Mars in Aries

The novel draws its disturbing quality from an intimate interlacing of precisely described authentic combat episodes with a concept of a pervasive Otherworld that merges with our reality in a way that makes it difficult to determine whether one has already transgressed its borders.

As Count Wallmoden,[2] an Austrian World War I veteran and lieutenant of the reserve, readies himself for a four-week military exercise which is scheduled to start on August 15, 1939, he experiences the first of several derealization episodes.

Later, during an idle evening spent in talk with his fellow officers, as the discussion touches on the topic of spiritism, his regimental commander half-jokingly promises Wallmoden that whenever they meet he would indicate whether he is still alive or already dead because that might not be immediately apparent to a living person.

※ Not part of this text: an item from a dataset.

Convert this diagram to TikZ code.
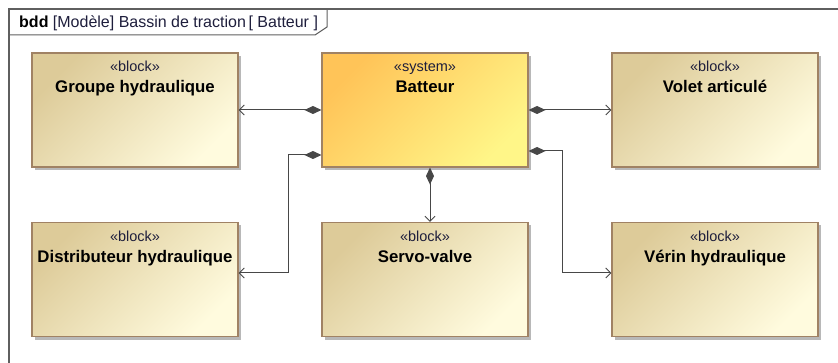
\documentclass[tikz,border=0pt]{standalone}
\usepackage{fontspec}
\setmainfont{Liberation Sans}
\usetikzlibrary{arrows.meta,shadows}
\definecolor{blkA}{RGB}{221,203,153}
\definecolor{blkB}{RGB}{255,251,222}
\definecolor{sysA}{RGB}{255,196,88}
\definecolor{sysB}{RGB}{255,246,136}
\definecolor{blkline}{RGB}{160,130,100}
\definecolor{framecol}{RGB}{95,95,95}
\definecolor{stereo}{RGB}{30,30,60}
\tikzset{
  umlbox/.style={rectangle, draw=blkline, line width=1.1pt, minimum width=206pt, minimum height=114pt, inner sep=3pt,
    drop shadow={shadow xshift=3pt, shadow yshift=-3pt, fill=black!28, opacity=1}},
  blockbox/.style={umlbox, top color=blkA, bottom color=blkB, shading angle=45},
  sysbox/.style={umlbox, top color=sysA, bottom color=sysB, shading angle=45},
  conn/.style={draw=black!72, line width=1pt, {Diamond[length=17pt,width=8pt]}-{Straight Barb[length=5pt,width=10pt]}},
}
\newcommand{\blk}[2]{\parbox[c][108pt][t]{200pt}{\centering\rule{0pt}{16pt}\fontsize{14.5}{21}\selectfont\color{stereo}«#1»\\\color{black}\fontsize{16.8}{21}\selectfont\textbf{#2}}}
\begin{document}
\begin{tikzpicture}[x=1pt,y=-1pt]
\useasboundingbox (0,0) rectangle (838,363);
\clip (0,0) rectangle (838,363);
% frame
\draw[framecol, line width=1.5pt] (9,380) -- (9,9) -- (860,9);
\draw[framecol, line width=1pt] (9,35) -- (315,35) -- (327,27) -- (327,9);
\node[anchor=west, inner sep=0pt, font=\fontsize{16}{18}\selectfont] (title) at (19,23) {\textbf{bdd} \color{stereo}[Modèle] Bassin de traction\,[ Batteur ]};
% blocks
\node[blockbox] (gh)  at (135,110)  {\blk{block}{Groupe hydraulique}};
\node[sysbox]   (bat) at (425,110)  {\blk{system}{Batteur}};
\node[blockbox] (vol) at (715,110)  {\blk{block}{Volet articulé}};
\node[blockbox] (dist) at (135,279.5) {\blk{block}{Distributeur hydraulique}};
\node[blockbox] (sv)  at (425,279.5) {\blk{block}{Servo-valve}};
\node[blockbox] (ver) at (715,279.5) {\blk{block}{Vérin hydraulique}};
% connectors
\draw[conn] (bat.west) -- (gh.east);
\draw[conn] (bat.east) -- (vol.west);
\draw[conn] ([xshift=5pt]bat.south) -- ([xshift=5pt]sv.north);
\draw[conn] ([yshift=-45pt]bat.west) -| ([xshift=50pt,yshift=6.5pt]dist.east) -- ([yshift=6.5pt]dist.east);
\draw[conn] ([yshift=-41pt]bat.east) -| ([xshift=-49pt,yshift=6.5pt]ver.west) -- ([yshift=6.5pt]ver.west);
\end{tikzpicture}
\end{document}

Motorized night marches take them through Jedenspeigen (where Walmoden has a lucid dream of two young women bathing in the room he is sleeping in) and across Slovakia (at this time, a Nazi puppet state) to Trstená at the Slovak-Polish border.

As the regiment prepares to attack Jabłonka at first morning light he witnesses an eastward migration of thousands of crabs, a phenomenon apparently not perceived or ignored by his comrades—and clearly a symbol for the German war machine.

However, the Nazi Ministry of Public Enlightenment and Propaganda frowned upon the story (which lacks all celebration of "Germanic heroism" in spite of its extensive illustrations of the total Polish defeat, and hints at anti-Nazi resistance) and refused the publishing permit.